We can get an idea as to whether the samples have converged by examining the \(\hat{r}\) (link)[http://www.stat.columbia.edu/~gelman/research/published/itsim.pdf] diagnostic values. Values close to 1 indicate good convergence.

stan_rhat(gp_model_fit)
## `stat_bin()` using `bins = 30`. Pick better value with `binwidth`.

We now want to convert the stan output to values that can be easily plotted using ggfan. We start with the latent variable \(z\). We first extract z from the fitted stan model with the as.matrix method of the stan_fit object, before adding the x covariate values with mutate.

Next, we convert to tidy data format using the tidyr function gather.
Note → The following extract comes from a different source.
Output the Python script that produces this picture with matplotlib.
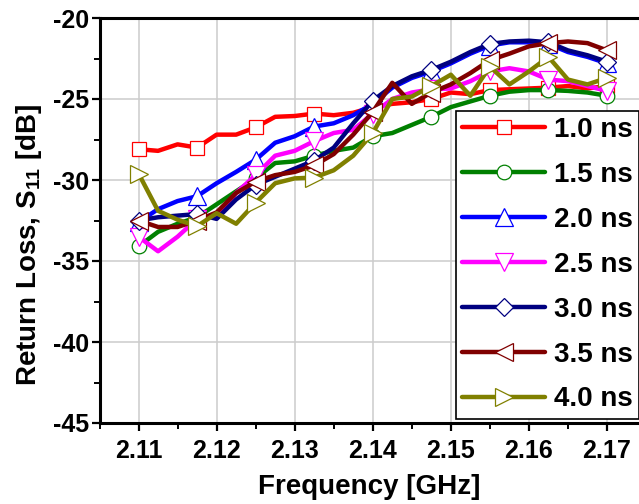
import numpy as np
import matplotlib
matplotlib.use("Agg")
import matplotlib.pyplot as plt
from matplotlib.ticker import MultipleLocator

plt.rcParams['font.family'] = ['Liberation Sans', 'DejaVu Sans']
plt.rcParams['font.weight'] = 'bold'
plt.rcParams['mathtext.fontset'] = 'custom'
plt.rcParams['mathtext.bf'] = 'Liberation Sans:bold'
plt.rcParams['mathtext.rm'] = 'Liberation Sans:bold'
plt.rcParams['mathtext.default'] = 'bf'
plt.rcParams['axes.unicode_minus'] = False

# Frequency sweep [GHz]
freq = [2.11, 2.1125, 2.115, 2.1175, 2.12, 2.1225, 2.125, 2.1275, 2.13,
        2.1325, 2.135, 2.1375, 2.14, 2.1425, 2.145, 2.1475, 2.15, 2.1525,
        2.155, 2.1575, 2.16, 2.1625, 2.165, 2.1675, 2.17]

# Return loss S11 [dB] for each pulse width
s11_1p0 = [-28.1, -28.2, -27.8, -28.0, -27.2, -27.2, -26.75, -26.1, -26.05,
           -25.9, -26.0, -25.85, -25.5, -25.3, -25.2, -25.0, -24.6, -24.7,
           -24.45, -24.4, -24.35, -24.3, -24.2, -24.35, -24.2]
s11_1p5 = [-34.1, -33.2, -32.7, -32.3, -31.5, -30.7, -29.9, -28.95, -28.85,
           -28.5, -28.2, -28.0, -27.3, -27.1, -26.6, -26.1, -25.5, -25.15,
           -24.8, -24.55, -24.45, -24.45, -24.5, -24.6, -24.8]
s11_2p0 = [-32.6, -31.8, -31.3, -31.0, -30.2, -29.5, -28.75, -27.7, -27.3,
           -26.7, -26.5, -26.0, -25.3, -24.3, -23.7, -23.3, -22.8, -22.2,
           -21.7, -21.5, -21.5, -21.6, -22.1, -22.4, -22.8]
s11_2p5 = [-33.5, -34.4, -33.5, -32.4, -32.2, -30.8, -29.7, -28.5, -28.2,
           -27.6, -27.1, -26.9, -25.9, -25.0, -24.6, -24.4, -24.35, -23.9,
           -23.3, -23.1, -23.3, -23.8, -23.9, -24.2, -24.5]
s11_3p0 = [-32.5, -32.3, -32.2, -32.1, -32.4, -31.2, -30.3, -29.8, -29.3,
           -28.8, -28.0, -26.5, -25.1, -24.2, -23.6, -23.2, -22.7, -22.1,
           -21.6, -21.45, -21.4, -21.5, -22.0, -22.3, -22.7]
s11_3p5 = [-32.5, -32.9, -32.9, -32.5, -32.0, -30.8, -30.1, -29.7, -29.5,
           -29.1, -28.4, -27.2, -25.8, -24.0, -25.3, -24.6, -24.1, -23.4,
           -22.6, -22.2, -21.75, -21.55, -21.45, -21.55, -22.0]
s11_4p0 = [-29.6, -31.9, -32.45, -32.85, -32.05, -32.7, -31.4, -30.2, -29.9,
           -29.85, -29.4, -28.5, -27.1, -25.0, -24.85, -24.2, -23.5, -24.8,
           -23.0, -24.1, -23.3, -22.4, -23.8, -24.1, -23.7]

labels = ['1.0 ns', '1.5 ns', '2.0 ns', '2.5 ns', '3.0 ns', '3.5 ns', '4.0 ns']
series = [s11_1p0, s11_1p5, s11_2p0, s11_2p5, s11_3p0, s11_3p5, s11_4p0]
colors = ['#FF0000', '#008000', '#0000FF', '#FF00FF', '#000080', '#800000', '#808000']
markers = ['s', 'o', '^', 'v', 'D', '<', '>']
msizes = [10.5, 10.5, 12.5, 12.5, 9.5, 12.5, 12.5]

fig = plt.figure(figsize=(6.39, 5.04), dpi=100)
ax = fig.add_axes([99.5 / 639, 1 - 423 / 504, 1 - 99.5 / 639, (423 - 18) / 504])

for y, lab, c, m, ms in zip(series, labels, colors, markers, msizes):
    ax.plot(freq, y, color=c, lw=3.2, marker=m, markersize=ms,
            markerfacecolor='white', markeredgecolor=c, markeredgewidth=0.9,
            markevery=3, label=lab, solid_joinstyle='round',
            solid_capstyle='round')

ax.set_xlim(2.105, 2.1741)
ax.set_ylim(-45, -20)
ax.xaxis.set_major_locator(MultipleLocator(0.01))
ax.xaxis.set_minor_locator(MultipleLocator(0.005))
ax.yaxis.set_major_locator(MultipleLocator(5))
ax.yaxis.set_minor_locator(MultipleLocator(2.5))
ax.xaxis.set_major_formatter(matplotlib.ticker.FormatStrFormatter('%.2f'))
ax.grid(True, which='major', color='#cccccc', lw=1.1)
ax.set_axisbelow(True)

for side in ['left', 'bottom', 'top']:
    ax.spines[side].set_linewidth(2.2)
ax.spines['right'].set_visible(False)
ax.tick_params(which='major', direction='out', length=5.5, width=1.6,
               labelsize=18, pad=2)
ax.tick_params(which='minor', direction='out', length=4, width=1.4)
ax.tick_params(axis='x', which='major', pad=6)

ax.set_xlabel('Frequency [GHz]', fontsize=20, fontweight='bold', labelpad=8)
ax.set_ylabel(r'Return Loss, S$_{11}$ [dB]', fontsize=20, fontweight='bold')
ax.yaxis.set_label_coords(-0.103, 0.44)

leg = ax.legend(loc='upper left', bbox_to_anchor=(456 / 639, 1 - 111 / 504),
                bbox_transform=fig.transFigure, borderaxespad=0,
                prop={'size': 20, 'weight': 'bold'}, numpoints=1,
                handlelength=3.0, handletextpad=0.3, labelspacing=0.68,
                borderpad=0.22, fancybox=False, framealpha=1, edgecolor='black')
leg.get_frame().set_linewidth(1.2)

fig.savefig('out.png', dpi=100)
And now we are ready to plot with ggfan.

z_samp_mat <- t(as.matrix(gp_model_fit, "z"))
# give names (as_tibble complains if you don't!)
colnames(z_samp_mat) <- paste0("Sim", 1:dim(z_samp_mat)[2])
z_df <- as_tibble(z_samp_mat)
z_df <- z_df %>% mutate(x=x)

z_df_long <- z_df %>% gather(key=Sim, value=z, -x)

ggplot(z_df_long, aes(x=x,y=z)) + geom_fan() + geom_line(data=data.frame(x=x,y=sin(x)+2), aes(x=x,y=y),colour="red") + theme_minimal() + 
  scale_fill_distiller()

We can also follow the same process in order to examine the predictive distribution of the counts themselves. These are integers so naturally appear more discrete.

y_samp_mat <- t(as.matrix(gp_model_fit, "y_gen"))
colnames(y_samp_mat) <- paste0("Sim", 1:dim(y_samp_mat)[2])
y_df <- as_tibble(y_samp_mat)
y_df <- y_df %>% mutate(x=x)

y_df_long <- y_df %>% gather(key=Sim, value=y, -x)

obs_data <- data.frame(x=rep(x,2), y=c(y[,1], y[,2]))
ggplot(y_df_long, aes(x=x,y=y)) + geom_fan() + 
  geom_point(data=obs_data, aes(x=x,y=y)) + theme_minimal() + 
  scale_fill_distiller() + geom_interval()

A similar process can be followed when using other MCMC sampling packages, such as bugs or jags.